Moments ago the BEA reported preliminary Q3 GDP, which at 1.49%, missed both sellside consensus expectations of 1.6%, and tumbled from the 3.9% reported in the second quarter as the quarterly volatility continues at an unprecedented pace. This was the second lowest quarterly GDP print since Q1 2014 excluding the “double seasonal adjustment” meant to cover up the collapse in Q1 2015 GDP.

 

The component breakdown reveals that virtually every component of GDP was weaker, starting with Personal Consumption expenditures which dropped from 3.6% to 3.2%, missing expectations of 3.3% as a result PCE contributed 2.19% to the bottom line GDP number, down from 2.42% last quarter. Once again the biggest contributor to spending growth was healthcare expenses.

Fixed investment – something the Fed was bullishly touting in its statement yesterday, also tumbled and added just 0.47% to GDP down from 0.83%.

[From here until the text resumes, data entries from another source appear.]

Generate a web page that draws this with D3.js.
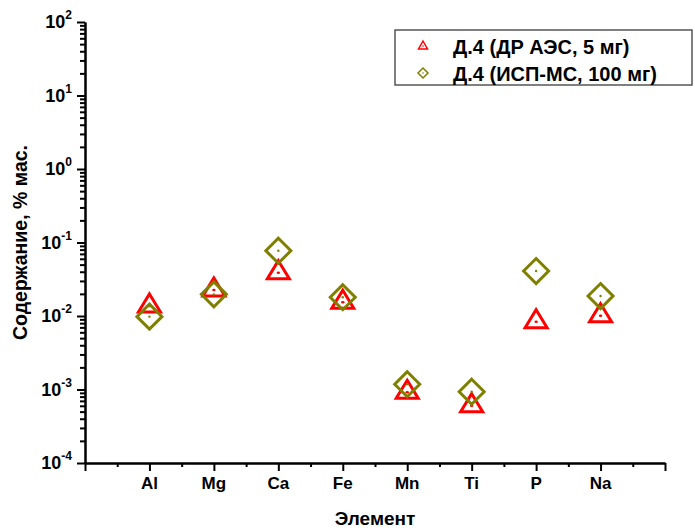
<!DOCTYPE html>
<html><head><meta charset="utf-8">
<script src="https://cdn.jsdelivr.net/npm/d3@7/dist/d3.min.js"></script>
<style>
body{margin:0;background:#fff;}
svg{font-family:"Liberation Sans",Arial,sans-serif;font-weight:bold;}
</style></head>
<body><svg id="c" width="695" height="529"></svg>
<script>
const elements = ["Al","Mg","Ca","Fe","Mn","Ti","P","Na"];
const aesValues = [0.0137, 0.0226, 0.0388, 0.0154, 0.000916, 0.000602, 0.00836, 0.0101];
const icpValues = [0.0098, 0.0197, 0.0773, 0.0180, 0.00118, 0.000933, 0.0409, 0.0187];
const seriesNames = ["Д.4 (ДР АЭС, 5 мг)", "Д.4 (ИСП-МС, 100 мг)"];
const yMajorExps = [-4,-3,-2,-1,0,1,2];
const xTitle = "Элемент";
const yTitle = "Содержание, % мас.";

const svg = d3.select("#c");
const L = 85, R = 665, T = 22, B = 463;
const x = d3.scaleLinear().domain([0, 9]).range([L, R]);
const y = d3.scaleLog().domain([1e-4, 1e2]).range([B, T]);
const RED = "#ff0000", OLIVE = "#808000";

// Y axis
const majors = yMajorExps.map(e => Math.pow(10, e));
const minors = [];
for (let e = -4; e < 2; e++) for (let m = 2; m <= 9; m++) minors.push(m * Math.pow(10, e));
const yAx = svg.append("g").attr("transform", `translate(${L},0)`);
yAx.call(d3.axisLeft(y).tickValues(majors).tickSize(8).tickFormat("").tickSizeOuter(0));
yAx.append("g").call(d3.axisLeft(y).tickValues(minors).tickSize(5).tickFormat("").tickSizeOuter(0));
yAx.selectAll("path,line").attr("stroke", "#000").attr("stroke-width", 2);

// Y tick labels
yMajorExps.forEach(e => {
  const t = svg.append("text").attr("x", 72).attr("y", y(Math.pow(10, e)) + 6)
    .attr("text-anchor", "end").attr("font-size", 18).attr("fill", "#000");
  t.append("tspan").text("10");
  t.append("tspan").attr("dy", -9).attr("font-size", 12).text(String(e));
});

// X axis
const xAx = svg.append("g").attr("transform", `translate(0,${B})`);
xAx.call(d3.axisBottom(x).tickValues(d3.range(0, 10)).tickSize(8).tickFormat("").tickSizeOuter(0));
xAx.append("g").call(d3.axisBottom(x).tickValues(d3.range(0.5, 9, 1)).tickSize(4).tickFormat("").tickSizeOuter(0));
xAx.selectAll("path,line").attr("stroke", "#000").attr("stroke-width", 2);

elements.forEach((el, i) => {
  svg.append("text").attr("x", x(i + 1)).attr("y", 489).attr("text-anchor", "middle")
    .attr("font-size", 17).attr("fill", "#000").text(el);
});

// Titles
svg.append("text").attr("x", (L + R) / 2).attr("y", 525).attr("text-anchor", "middle")
  .attr("font-size", 19).text(xTitle);
svg.append("text").attr("transform", `translate(27,${(T + B) / 2}) rotate(-90)`)
  .attr("text-anchor", "middle").attr("font-size", 19.5).text(yTitle);

// Markers
const triPath = "M0,-12L11,6L-11,6Z";
const diaPath = "M0,-12.5L12.5,0L0,12.5L-12.5,0Z";
const gT = svg.append("g");
elements.forEach((el, i) => {
  const cx = x(i + 1), cy = y(aesValues[i]);
  gT.append("path").attr("d", triPath).attr("transform", `translate(${cx},${cy})`)
    .attr("fill", "none").attr("stroke", RED).attr("stroke-width", 3);
  gT.append("ellipse").attr("cx", cx).attr("cy", cy).attr("rx", 1.7).attr("ry", 1.2).attr("fill", RED);
});
const gD = svg.append("g");
elements.forEach((el, i) => {
  const cx = x(i + 1), cy = y(icpValues[i]);
  gD.append("path").attr("d", diaPath).attr("transform", `translate(${cx},${cy})`)
    .attr("fill", "none").attr("stroke", OLIVE).attr("stroke-width", 3);
  gD.append("circle").attr("cx", cx).attr("cy", cy).attr("r", 1.2).attr("fill", OLIVE);
});

// Legend
const lg = svg.append("g");
lg.append("rect").attr("x", 395).attr("y", 30).attr("width", 297).attr("height", 55)
  .attr("fill", "#fff").attr("stroke", "#555").attr("stroke-width", 1.5);
lg.append("path").attr("d", "M0,-5L4.5,3L-4.5,3Z").attr("transform", "translate(423,46)")
  .attr("fill", "none").attr("stroke", RED).attr("stroke-width", 1.5);
lg.append("circle").attr("cx", 423).attr("cy", 46).attr("r", 0.8).attr("fill", RED);
lg.append("path").attr("d", "M0,-5L5,0L0,5L-5,0Z").attr("transform", "translate(423,73)")
  .attr("fill", "none").attr("stroke", OLIVE).attr("stroke-width", 1.5);
lg.append("circle").attr("cx", 423).attr("cy", 73).attr("r", 0.8).attr("fill", OLIVE);
seriesNames.forEach((s, i) => {
  lg.append("text").attr("x", 453).attr("y", 54 + i * 27).attr("font-size", 20).text(s);
});
</script></body></html>
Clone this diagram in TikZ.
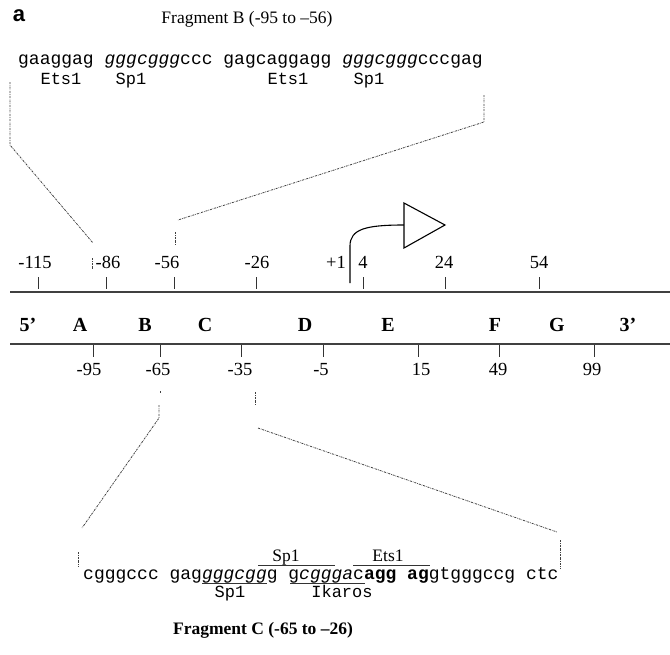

Net trade also detracted modestly from growth after a small contribution in Q2, and even government spending dropped, adding 0.3% to GDP, down from 0.46%.

 

But the biggest factor for the drop in GDP was what we had been warning for a while, namely inventories, which tumbled from a boost of 0.02% in Q2 to a negative 1.44% in Q3 – the biggest drop since Q4 2012, as the nominal contribution from inventories slid from $127.5 billion to just $62.2 billion. While this may seem like an inventory normalization, it was still an addition to GDP – recall that during the financial crisis, Inventories subtracted a whopping $718 billion from GDP over 8 consecutive quarters. At some point, that same liquidation cycle which can only be delayed so long, will take place once again.